A Safety-Oriented Self-Learning Algorithm for Autonomous Driving: Evolution Starting from a Basic Model

Autonomous driving vehicles with self-learning capabilities are expected to evolve in complex environments to improve their ability to cope with different scenarios. However, most self-learning algorithms suffer from low learning efficiency and lacking safety, which limits their applications. This paper proposes a safety-oriented self-learning algorithm for autonomous driving, which focuses on how to achieve evolution from a basic model. Specifically, a basic model based on the transformer encoder is designed to extract and output policy features from a small number of demonstration trajectories. To improve the learning efficiency, a policy mixed approach is developed. The basic model provides initial values to improve exploration efficiency, and the self-learning algorithm enhances the adaptability and generalization of the model, enabling continuous improvement without external intervention.
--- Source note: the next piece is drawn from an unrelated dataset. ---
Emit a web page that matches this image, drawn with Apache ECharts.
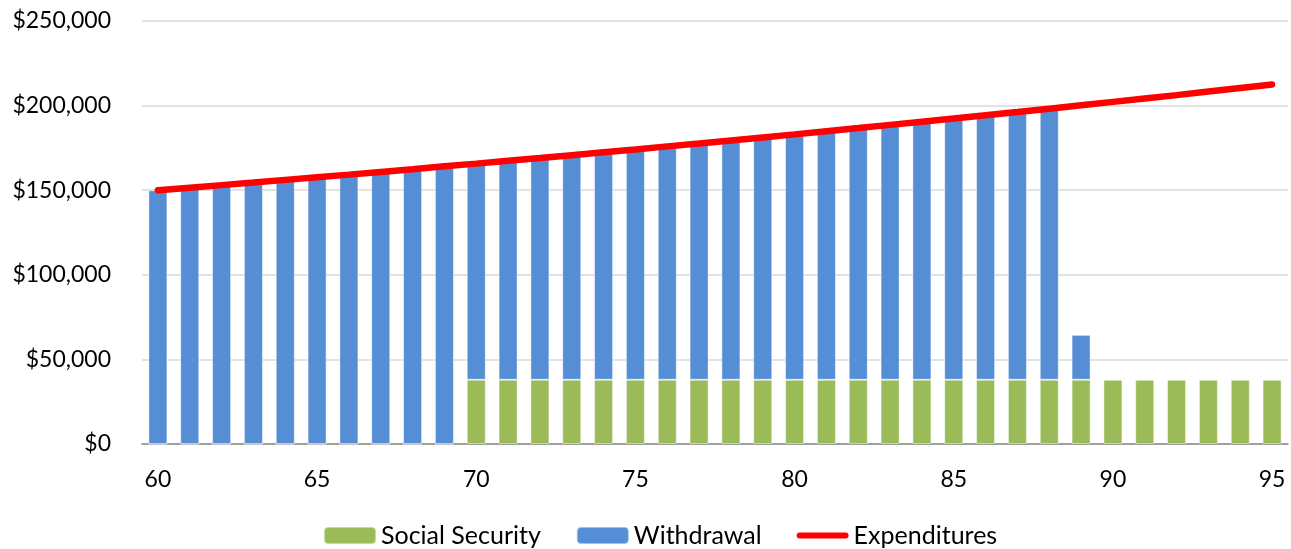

Finally, an actor approximator based on receding horizon optimization is designed considering the constraints of the environmental input to ensure safety. The proposed method is verified in a challenging mixed traffic environment with pedestrians and vehicles. Simulation and real-vehicle test results show that the proposed method can safely and efficiently learn appropriate autonomous driving behaviors. Compared reinforcement learning and behavior cloning methods, it can achieve comprehensive improvement in learning efficiency and performance under the premise of ensuring safety.